Kızılcahamam ve Çamlıdere'ye jeopark kurulacak!
Kızılcahamam ve Çamlıdere'de jeopark kurulmasına ve jeoturizmin geliştirilmesine yönelik çalışma başlatıldı
Ankara Üniversitesinin öncülüğünde, kamu kurumları ve sivil toplum örgütlerinin desteğiyle Kızılcahamam ve Çamlıdere'de jeopark kurulmasına ve jeoturizmin geliştirilmesine yönelik çalışma başlatıldı.
AA muhabirinin aldığı bilgiye göre, TÜBİTAK desteğiyle Ankara Üniversitesi Jeolojik Mirası Koruma Derneği (JEMİRKO), MTA, Doğa Koruma ve Milli Parklar Genel Müdürlüğünün işbirliğinde yürütülen "Milli Parklardaki Jeolojik Miras" projesinin çalışmaları sırasında Kızılcahamam civarında çok sayıda jeosit (belirli bir jeolojik özelliğin kolayca anlaşılmasını sağlayan yer) olduğu görüldü.

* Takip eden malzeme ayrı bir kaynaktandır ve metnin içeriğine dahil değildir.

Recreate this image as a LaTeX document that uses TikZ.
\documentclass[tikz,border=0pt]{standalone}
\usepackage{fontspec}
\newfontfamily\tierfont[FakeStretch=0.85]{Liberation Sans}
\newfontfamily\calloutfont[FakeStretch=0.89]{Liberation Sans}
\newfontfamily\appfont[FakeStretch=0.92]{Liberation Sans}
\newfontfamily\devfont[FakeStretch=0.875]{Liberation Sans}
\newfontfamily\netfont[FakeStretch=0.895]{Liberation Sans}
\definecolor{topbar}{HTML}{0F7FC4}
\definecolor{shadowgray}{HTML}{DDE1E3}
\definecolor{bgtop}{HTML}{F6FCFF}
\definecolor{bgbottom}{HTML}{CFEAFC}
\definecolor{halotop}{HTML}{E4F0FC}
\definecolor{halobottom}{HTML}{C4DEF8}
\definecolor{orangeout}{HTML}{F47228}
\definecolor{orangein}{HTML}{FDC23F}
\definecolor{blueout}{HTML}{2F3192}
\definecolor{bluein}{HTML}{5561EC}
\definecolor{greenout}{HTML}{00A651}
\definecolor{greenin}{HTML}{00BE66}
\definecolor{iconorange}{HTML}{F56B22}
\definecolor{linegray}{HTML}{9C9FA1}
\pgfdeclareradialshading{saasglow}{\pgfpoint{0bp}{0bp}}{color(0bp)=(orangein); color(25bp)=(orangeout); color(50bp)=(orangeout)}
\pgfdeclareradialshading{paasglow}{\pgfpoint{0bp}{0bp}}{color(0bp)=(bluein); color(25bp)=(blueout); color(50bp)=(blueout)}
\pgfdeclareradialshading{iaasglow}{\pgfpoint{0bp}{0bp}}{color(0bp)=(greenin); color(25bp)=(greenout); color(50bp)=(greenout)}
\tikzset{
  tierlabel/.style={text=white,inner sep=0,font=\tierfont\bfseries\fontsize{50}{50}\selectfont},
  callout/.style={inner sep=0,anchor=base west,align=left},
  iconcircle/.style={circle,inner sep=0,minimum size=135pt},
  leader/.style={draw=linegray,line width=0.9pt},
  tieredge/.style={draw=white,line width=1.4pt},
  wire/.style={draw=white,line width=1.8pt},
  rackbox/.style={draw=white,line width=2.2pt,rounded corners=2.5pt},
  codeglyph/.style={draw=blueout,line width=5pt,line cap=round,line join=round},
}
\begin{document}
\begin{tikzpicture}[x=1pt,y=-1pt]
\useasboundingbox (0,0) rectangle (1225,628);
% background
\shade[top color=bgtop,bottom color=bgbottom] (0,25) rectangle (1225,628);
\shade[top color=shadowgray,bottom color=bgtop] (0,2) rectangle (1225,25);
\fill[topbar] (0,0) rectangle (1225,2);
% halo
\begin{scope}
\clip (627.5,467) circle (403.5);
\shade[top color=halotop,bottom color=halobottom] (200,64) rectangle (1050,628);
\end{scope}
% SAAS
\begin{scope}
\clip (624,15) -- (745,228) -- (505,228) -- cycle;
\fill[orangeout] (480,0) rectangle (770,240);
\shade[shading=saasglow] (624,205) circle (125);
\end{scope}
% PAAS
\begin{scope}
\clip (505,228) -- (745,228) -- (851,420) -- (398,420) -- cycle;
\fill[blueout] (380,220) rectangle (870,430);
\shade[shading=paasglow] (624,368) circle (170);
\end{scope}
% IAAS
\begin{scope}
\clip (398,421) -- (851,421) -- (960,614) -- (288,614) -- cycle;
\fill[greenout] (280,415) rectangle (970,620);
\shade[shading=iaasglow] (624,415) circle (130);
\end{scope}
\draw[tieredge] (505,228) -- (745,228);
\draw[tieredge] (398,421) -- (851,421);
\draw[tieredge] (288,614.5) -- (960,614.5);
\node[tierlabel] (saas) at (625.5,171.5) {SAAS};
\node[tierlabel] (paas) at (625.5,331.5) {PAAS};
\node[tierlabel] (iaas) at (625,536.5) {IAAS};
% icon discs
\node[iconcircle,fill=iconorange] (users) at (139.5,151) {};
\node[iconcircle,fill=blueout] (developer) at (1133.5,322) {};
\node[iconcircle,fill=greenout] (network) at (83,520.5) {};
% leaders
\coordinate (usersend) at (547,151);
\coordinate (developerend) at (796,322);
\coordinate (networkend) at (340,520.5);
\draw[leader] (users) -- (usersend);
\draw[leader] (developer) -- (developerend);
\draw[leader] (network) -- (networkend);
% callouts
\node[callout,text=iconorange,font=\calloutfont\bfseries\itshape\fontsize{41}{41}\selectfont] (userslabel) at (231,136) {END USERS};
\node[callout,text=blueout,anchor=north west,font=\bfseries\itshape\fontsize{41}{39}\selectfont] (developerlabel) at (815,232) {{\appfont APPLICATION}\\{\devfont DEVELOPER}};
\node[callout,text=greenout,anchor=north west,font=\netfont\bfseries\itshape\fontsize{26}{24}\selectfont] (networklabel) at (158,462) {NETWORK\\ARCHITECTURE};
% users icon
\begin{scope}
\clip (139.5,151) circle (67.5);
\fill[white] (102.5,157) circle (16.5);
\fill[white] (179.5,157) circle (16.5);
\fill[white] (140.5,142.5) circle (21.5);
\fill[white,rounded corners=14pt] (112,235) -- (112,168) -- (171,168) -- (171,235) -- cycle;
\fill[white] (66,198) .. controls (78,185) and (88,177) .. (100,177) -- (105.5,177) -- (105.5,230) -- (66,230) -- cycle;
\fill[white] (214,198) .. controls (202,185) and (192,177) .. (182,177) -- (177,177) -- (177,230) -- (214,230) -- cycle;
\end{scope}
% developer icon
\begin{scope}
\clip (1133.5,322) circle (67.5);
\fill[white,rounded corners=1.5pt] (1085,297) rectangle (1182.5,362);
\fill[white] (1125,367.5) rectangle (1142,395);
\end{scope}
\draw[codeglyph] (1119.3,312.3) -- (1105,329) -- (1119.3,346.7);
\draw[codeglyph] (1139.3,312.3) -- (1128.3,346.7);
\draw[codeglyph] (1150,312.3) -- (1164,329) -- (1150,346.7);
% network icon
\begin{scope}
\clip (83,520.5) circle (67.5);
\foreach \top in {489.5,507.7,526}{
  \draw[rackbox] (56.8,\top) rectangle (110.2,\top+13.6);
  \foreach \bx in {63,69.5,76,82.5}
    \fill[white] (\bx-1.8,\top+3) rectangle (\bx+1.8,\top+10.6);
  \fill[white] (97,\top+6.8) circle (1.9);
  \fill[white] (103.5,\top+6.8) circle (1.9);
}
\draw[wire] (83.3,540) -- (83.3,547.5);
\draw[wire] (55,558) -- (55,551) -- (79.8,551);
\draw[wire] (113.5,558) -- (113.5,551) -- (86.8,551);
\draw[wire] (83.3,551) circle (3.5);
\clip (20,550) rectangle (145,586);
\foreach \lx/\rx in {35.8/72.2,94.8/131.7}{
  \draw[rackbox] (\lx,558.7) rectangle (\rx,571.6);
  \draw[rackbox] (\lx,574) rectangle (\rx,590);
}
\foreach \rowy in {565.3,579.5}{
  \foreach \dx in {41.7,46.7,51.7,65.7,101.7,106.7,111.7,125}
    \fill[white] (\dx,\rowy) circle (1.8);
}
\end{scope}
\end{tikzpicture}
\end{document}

Jeolojik miras, jeoturizm potansiyelinin araştırılması için pilot bölge olarak Ankara'nın Kızılcahamam ve Çamlıdere ilçeleri seçildi.
Bunun üzerine, Ankara Üniversitesi, Ankara Valiliği, Kızılcahamam Belediyesi ve Kaymakamlığı, Çamlıdere Kaymakamlığı ve JEMİRKO tarafından jeositlerin hem korunması hem de yöreye ekonomik getiri sağlaması için Kızılcahamam-Çamlıdere Jeopark ve Jeoturizm Projesi (KÇJJP) geliştirildi.
Çoğunluğu yer bilimci ve uzmanlardan oluşan uzman araştırma ekibi, bilimsel incelemeleri büyük oranda tamamlarken, Kültür ve Turizm Bakanlığında, Ankara Üniversitesinin öncülüğünde projeye ilişkin bir toplantı yapıldı.
Toplantıda, belirtilen bölgelere jeopark kurulması ve jeoturizmin geliştirilesine yönelik konular görüşülürken, bir çalışma grubu da oluşturuldu.
-PROJE-
Projenin 23 duraklık ilk bölümünün 16 aylık sürede tamamlanması, açılışın Atatürk'ün Kızılcahamam'a ilk gelişi olan 16 Temmuzda gerçekleştirilmesi planlanıyor.
Biri Kızılcahamam (Güvem Jeoparkı), diğeri Çamlıdere sınırları içinde (Pelitçik-Yahşiyan Jeoparkı) alt yapısı oluşturulmaya çalışılıyor. Projenin tamamlanması halinde her iki bölge Türkiye'deki jeopark uygulamalarının öncüleri olacak.
Kızılcahamam'daki "Güvem, Beşkonak" ile Çamlıdere'deki "Pelitçik-Yahşiyan"daki silisleşmiş ağaç ormanı, gerek bilimsel önemi gerekse fosil zenginlikleri bakımından ideal jeopark alanları. Her iki saha da Kültür ve Turizm Bakanlığınca doğal sit alanı olarak tescil edilmiş.
-JEOPAK VE JEOTURİZM-
Jeopark, yüksek bilimsel öneme sahip jeolojik objelerin topluca bulunduğu alanlar olarak tanımlanıyor. Temel niteliği ise yok olma tehlikesi altındaki jeositlerin korunması ve araştırılması.
Türkiye'deki yasal koruma sistemi milli parklar, doğal anıt, tabiat parkı ve tabiat koruma alanlarını tanımlıyor. Bu tanımlar içinde jeopark bulunmuyor.
Öte yandan jeopark, bütün dünyada hızla yaygınlaşan doğa koruma ve jeoturizm aracı. Doğal zenginliğin bulunduğu ülkelerin reklam aracı, kültürel kalkınmışlığın ve doğaya duyarlılığın sembolü olan jeopark, doğayı koruyarak ondan gelir elde etmenin aracı olarak da görülüyor.
Jeoturizm ise doğada ender bulunan jeolojik oluşumları görmek ve onlar hakkında bilgi edinmek amacıyla yapılan bütün faaliyetleri kapsıyor. Dinlenmeyi sağladığı gibi doğayı öğrenmeyi ve onu korumanın da gerektiğini hatırlatan jeoturizm, doğa ile insanları bütünleştirmeyi amaçlıyor.